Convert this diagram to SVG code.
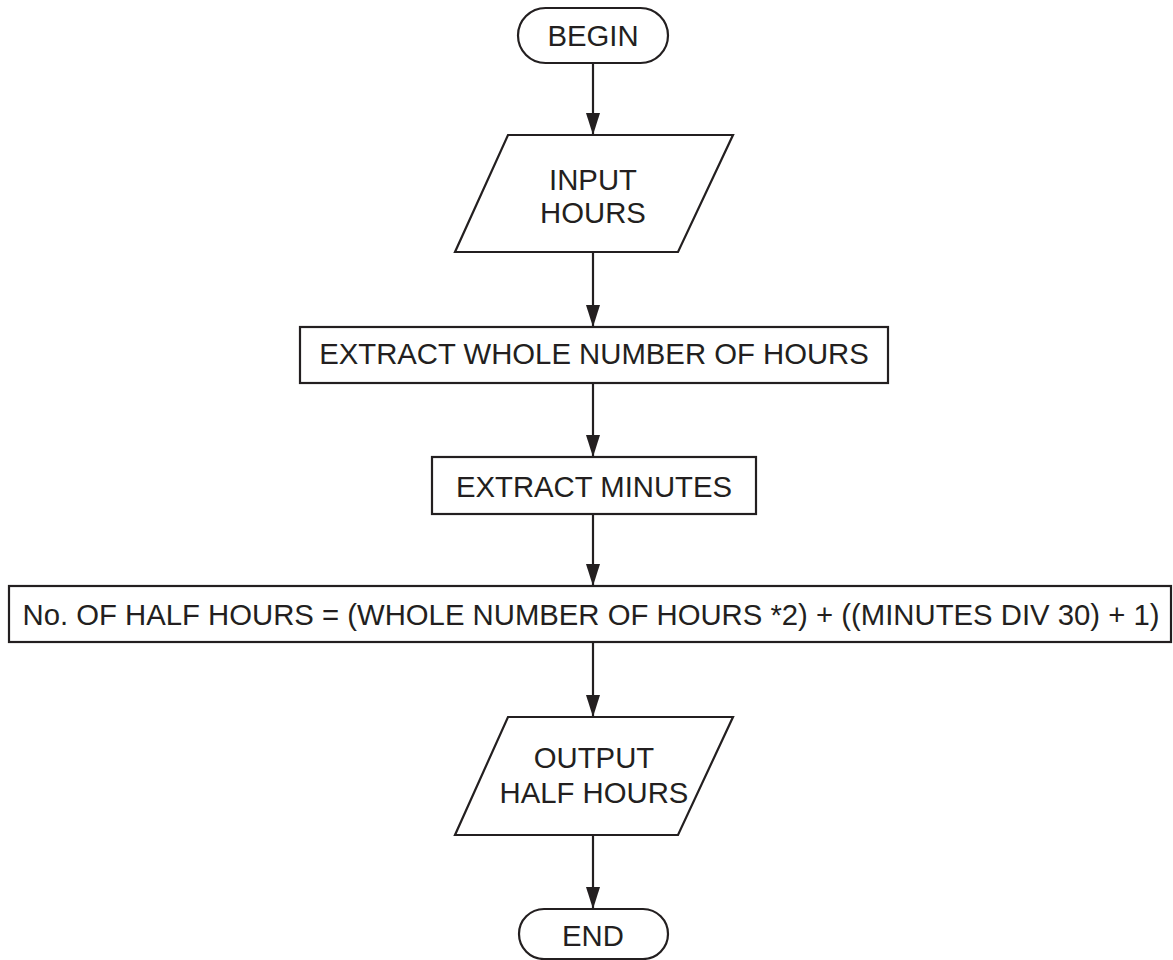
<svg xmlns="http://www.w3.org/2000/svg" width="1173" height="960" viewBox="0 0 1173 960">
<defs>
<style>
.shape{fill:#fff;stroke:#231f20;stroke-width:2.2}
.conn{fill:none;stroke:#231f20;stroke-width:2.2}
.lbl{font-family:"Liberation Sans",Arial,sans-serif;font-size:29.3px;fill:#231f20;text-anchor:middle}
</style>
<marker id="arrow" markerUnits="userSpaceOnUse" markerWidth="22" markerHeight="14" viewBox="0 0 22 14" refX="22" refY="7" orient="auto">
<path d="M0,0 L22,7 L0,14 Z" fill="#231f20"/>
</marker>
</defs>
<rect width="1173" height="960" fill="#fff"/>
<g id="connectors">
<line class="conn" x1="593" y1="63" x2="593" y2="135" marker-end="url(#arrow)"/>
<line class="conn" x1="593" y1="252" x2="593" y2="327" marker-end="url(#arrow)"/>
<line class="conn" x1="593" y1="383" x2="593" y2="457" marker-end="url(#arrow)"/>
<line class="conn" x1="593" y1="514" x2="593" y2="586" marker-end="url(#arrow)"/>
<line class="conn" x1="593" y1="642" x2="593" y2="717" marker-end="url(#arrow)"/>
<line class="conn" x1="593" y1="835" x2="593" y2="909" marker-end="url(#arrow)"/>
</g>
<g id="begin">
<rect class="shape" x="518" y="8" width="150" height="55" rx="27.5"/>
<text class="lbl" x="593" y="46">BEGIN</text>
</g>
<g id="input-hours">
<polygon class="shape" points="508,135 733,135 678,252 455,252"/>
<text class="lbl" x="593" y="190">INPUT</text>
<text class="lbl" x="593" y="223">HOURS</text>
</g>
<g id="extract-whole">
<rect class="shape" x="300" y="327" width="588" height="56"/>
<text class="lbl" x="594" y="364">EXTRACT WHOLE NUMBER OF HOURS</text>
</g>
<g id="extract-minutes">
<rect class="shape" x="432" y="457" width="324" height="57"/>
<text class="lbl" x="594" y="497">EXTRACT MINUTES</text>
</g>
<g id="half-hours">
<rect class="shape" x="9" y="586" width="1162" height="56"/>
<text class="lbl" x="591" y="625">No. OF HALF HOURS = (WHOLE NUMBER OF HOURS *2) + ((MINUTES DIV 30) + 1)</text>
</g>
<g id="output-half-hours">
<polygon class="shape" points="508,717 733,717 678,835 455,835"/>
<text class="lbl" x="594" y="768">OUTPUT</text>
<text class="lbl" x="594" y="803">HALF HOURS</text>
</g>
<g id="end">
<rect class="shape" x="519" y="909" width="149" height="50" rx="25"/>
<text class="lbl" x="593" y="946">END</text>
</g>
</svg>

- Exercise requirements
Set the listing down in full and exactly. Pictures within it should not appear in the copy.

- Final result
Convert this diagram to SVG code.
<svg xmlns="http://www.w3.org/2000/svg" width="1173" height="960" viewBox="0 0 1173 960">
<defs>
<style>
.shape{fill:#fff;stroke:#231f20;stroke-width:2.2}
.conn{fill:none;stroke:#231f20;stroke-width:2.2}
.lbl{font-family:"Liberation Sans",Arial,sans-serif;font-size:29.3px;fill:#231f20;text-anchor:middle}
</style>
<marker id="arrow" markerUnits="userSpaceOnUse" markerWidth="22" markerHeight="14" viewBox="0 0 22 14" refX="22" refY="7" orient="auto">
<path d="M0,0 L22,7 L0,14 Z" fill="#231f20"/>
</marker>
</defs>
<rect width="1173" height="960" fill="#fff"/>
<g id="connectors">
<line class="conn" x1="593" y1="63" x2="593" y2="135" marker-end="url(#arrow)"/>
<line class="conn" x1="593" y1="252" x2="593" y2="327" marker-end="url(#arrow)"/>
<line class="conn" x1="593" y1="383" x2="593" y2="457" marker-end="url(#arrow)"/>
<line class="conn" x1="593" y1="514" x2="593" y2="586" marker-end="url(#arrow)"/>
<line class="conn" x1="593" y1="642" x2="593" y2="717" marker-end="url(#arrow)"/>
<line class="conn" x1="593" y1="835" x2="593" y2="909" marker-end="url(#arrow)"/>
</g>
<g id="begin">
<rect class="shape" x="518" y="8" width="150" height="55" rx="27.5"/>
<text class="lbl" x="593" y="46">BEGIN</text>
</g>
<g id="input-hours">
<polygon class="shape" points="508,135 733,135 678,252 455,252"/>
<text class="lbl" x="593" y="190">INPUT</text>
<text class="lbl" x="593" y="223">HOURS</text>
</g>
<g id="extract-whole">
<rect class="shape" x="300" y="327" width="588" height="56"/>
<text class="lbl" x="594" y="364">EXTRACT WHOLE NUMBER OF HOURS</text>
</g>
<g id="extract-minutes">
<rect class="shape" x="432" y="457" width="324" height="57"/>
<text class="lbl" x="594" y="497">EXTRACT MINUTES</text>
</g>
<g id="half-hours">
<rect class="shape" x="9" y="586" width="1162" height="56"/>
<text class="lbl" x="591" y="625">No. OF HALF HOURS = (WHOLE NUMBER OF HOURS *2) + ((MINUTES DIV 30) + 1)</text>
</g>
<g id="output-half-hours">
<polygon class="shape" points="508,717 733,717 678,835 455,835"/>
<text class="lbl" x="594" y="768">OUTPUT</text>
<text class="lbl" x="594" y="803">HALF HOURS</text>
</g>
<g id="end">
<rect class="shape" x="519" y="909" width="149" height="50" rx="25"/>
<text class="lbl" x="593" y="946">END</text>
</g>
</svg>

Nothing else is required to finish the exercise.